O jurista Gustavo Clemente, especialista em Direito Médico e presidente do Sindicato dos Hospitais do Estado de Goiás, vê a mesma linha tênue entre eficiência e responsabilidade. “A LGPD permite o uso de dados sensíveis sem consentimento apenas quando indispensável à proteção da saúde, mas isso não significa liberdade irrestrita”, explica. “É preciso definir finalidade, limitar acessos e garantir revisão humana antes de qualquer decisão automatizada”.
Clemente alerta que, se um algoritmo errar, a responsabilidade é compartilhada. “O desenvolvedor responde se o defeito for do software; a instituição, se falhou na validação ou supervisão; e o médico, se agiu com negligência ao adotar uma conduta sem questionar o sistema.” A prevenção, diz, é o melhor caminho: “Validação clínica local, rastreabilidade de versões, documentação das decisões. O bom senso jurídico e clínico andam juntos”, destaca.
O também jurista Luiz Fernando Plastino, doutor pela Universidade de São Paulo (USP) e especialista em proteção de dados, reforça a importância da transparência. “O paciente tem direito de saber se seus dados estão sendo analisados por IA e deve poder consentir com isso.

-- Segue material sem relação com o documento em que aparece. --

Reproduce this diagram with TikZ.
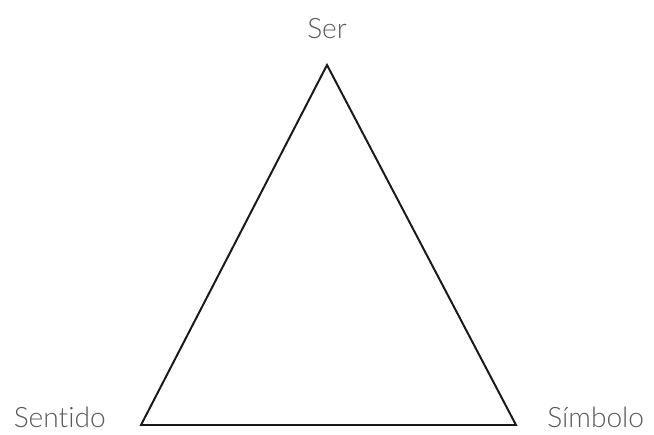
\documentclass[tikz,border=0pt]{standalone}
\usepackage{fontspec}
\setmainfont{Lato Light}[Ligatures=CommonOff]
\usepackage{tikz}

\definecolor{labelgray}{HTML}{5A5A5A}

\begin{document}
\begin{tikzpicture}[every node/.style={font=\fontsize{20}{24}\selectfont, text=labelgray, inner sep=0pt}]
	\useasboundingbox (0,0) rectangle (16.35,10.85);
	\coordinate (top) at (8.175,9.225);
	\coordinate (left) at (3.525,0.225);
	\coordinate (right) at (12.9,0.225);
	\draw[line width=1.4pt, line join=miter, black!90] (top) -- (left) -- (right) -- cycle;
	\node[anchor=base] (ser) at (8.175,9.875) {Ser};
	\node[anchor=base east] (sentido) at (2.65,0.17) {Sentido};
	\node[anchor=base west] (simbolo) at (13.675,0.17) {Símbolo};
\end{tikzpicture}
\end{document}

A decisão final precisa ser humana.” Para ele, o País ainda vive um vácuo normativo. “Faltam regras específicas para IA médica, o que torna essencial a governança ética dentro das instituições - quem usa, como usa e com quais limites.”
Essas precauções são indispensáveis, mas o verdadeiro teste da confiança ocorre no contato direto com o paciente. A designer Júlia Menezes, 24 anos, moradora de São Paulo, lembra que seu primeiro atendimento mediado por IA foi quase imperceptível. “Fui ao pronto-socorro com dor abdominal e preenchi um questionário digital. As perguntas iam mudando conforme eu respondia. Depois soube que aquilo fazia parte de um sistema de triagem com inteligência artificial”, lembra. O algoritmo indicou suspeita de apendicite, e o diagnóstico foi confirmado pelo médico. “No começo, dá medo. A gente pensa: será que posso confiar? Mas quando percebi que era só um apoio ao médico, fiquei tranquila”.
Após a cirurgia, Júlia foi acompanhada por um aplicativo que usava IA para analisar suas respostas sobre dor, sono e alimentação e alertar a equipe em caso de anomalia. “Me senti mais cuidada, não menos. Acho que a tecnologia aproxima quando há supervisão humana”, comenta.
Essa confiança mediada pela tecnologia é, para Trindade, vice-presidente do Cremers, a nova fronteira da ética médica. “A IA precisa ser usada com responsabilidade e transparência. Nós publicamos uma resolução justamente para definir quem responde pelo uso e quais princípios devem ser respeitados.” Segundo ele, a instituição defende que toda aplicação de inteligência artificial seja validada clinicamente e usada apenas como ferramenta de apoio à decisão.
No fim das contas, a convergência entre direito, ética e prática médica parece apontar para um consenso: a tecnologia pode revolucionar o cuidado, mas não deve se sobrepor à escuta. “A esperança é que a IA devolva tempo ao médico para ouvir o paciente”, diz Trindade. “É isso que dá sentido à profissão”.
Entre o algoritmo e o olhar, a confiança continua sendo o elo invisível que sustenta o ato médico. E enquanto as máquinas aprendem a interpretar dados, cabe aos médicos continuar interpretando pessoas, algo que nenhuma inteligência artificial, por mais precisa que seja, conseguirá reproduzir.